Chico State Queer Week ends with celebration


Love and acceptance all around during this pride march. Photo credit: Mary Vogel

As Queer Week drew to a close, both Gender & Sexuality Equity Coalition (GSEC) and The Hub Productions ended the week on a high note with the Pride march and The Coming Out party.

Queer program coordinator, Drew Gonzalez, and Sawyer McAvoy, Trans Program Coordinator spoke on the importance of events like the Pride March.,

“Queer folks feel like they don’t belong and they should,” Gonzalez said. “Not only here at California State University Chico, but when they are there with family and friends, they should feel like they belong. This event is important because it makes you feel like you’re at home.”

The pride march led from the Student Services Center to Hazelnut and then down Fifth Avenue to Ivy Street and ended at The Hub.

Bicurious? No. Bifurious. Students held up signs to portray their frustrations. Photo credit: Mary Vogel

“The Pride march was orientated around queer voices,” Gonzalez said. “We did it to unify the community that is usually displaced by queer-phobia and transphobia. So, it was a great way and a great reason to unify communities that sometimes feel a little lost.”

One of Gonzalez’s highlights was when onlookers shouted in solidarity for the March.

Fearless Queerness
A poster at the event inspired students to rise up for the queer liberation. Photo credit: Mary Vogel

“When we would pass by Riley’s and Ike’s, people were yelling in support of us, so that’s pretty cool,” they said.

The night wasn’t over, as an hour after the March, the annual Coming Out party hosted by The Hub Productions started. The Coming Out party is a yearly event that is put on by The Hub on National Coming Out Day.

“It’s in the event that we hope people come out and hopefully feel comfortable enough to celebrate with us,” Natalie Ordaz, diversity coordinator for The Hub, said.
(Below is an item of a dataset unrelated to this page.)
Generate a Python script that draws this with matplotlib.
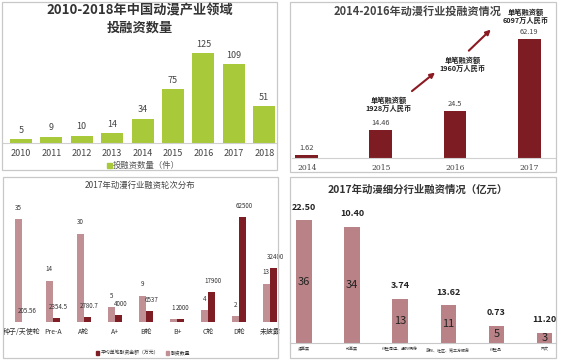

The Coming Out party has grown from previous years, having expanded out to the Sutter courtyard.

Ordaz expressed how significant events like these are essential to the community.

“So personally I identify in the LGBT community and just being able to see events like these that cater to a specific audience it makes people feel welcome and want to come out and just enjoy and celebrate that with people. It makes people feel comfortable if that makes sense,” Ordaz said.

Attendee Robin Miki participated in the Pride march, so for Miki, the Coming Out party felt like a time to “Unwind and reprieve.”

“I know that sometimes the University likes to tokenize oppressed people within its circles, but I feel like that’s not what the Hub is doing,” Miki said. “The fact that we are able to have those spaces almost because of that tokenization, not because of it, is convenient.”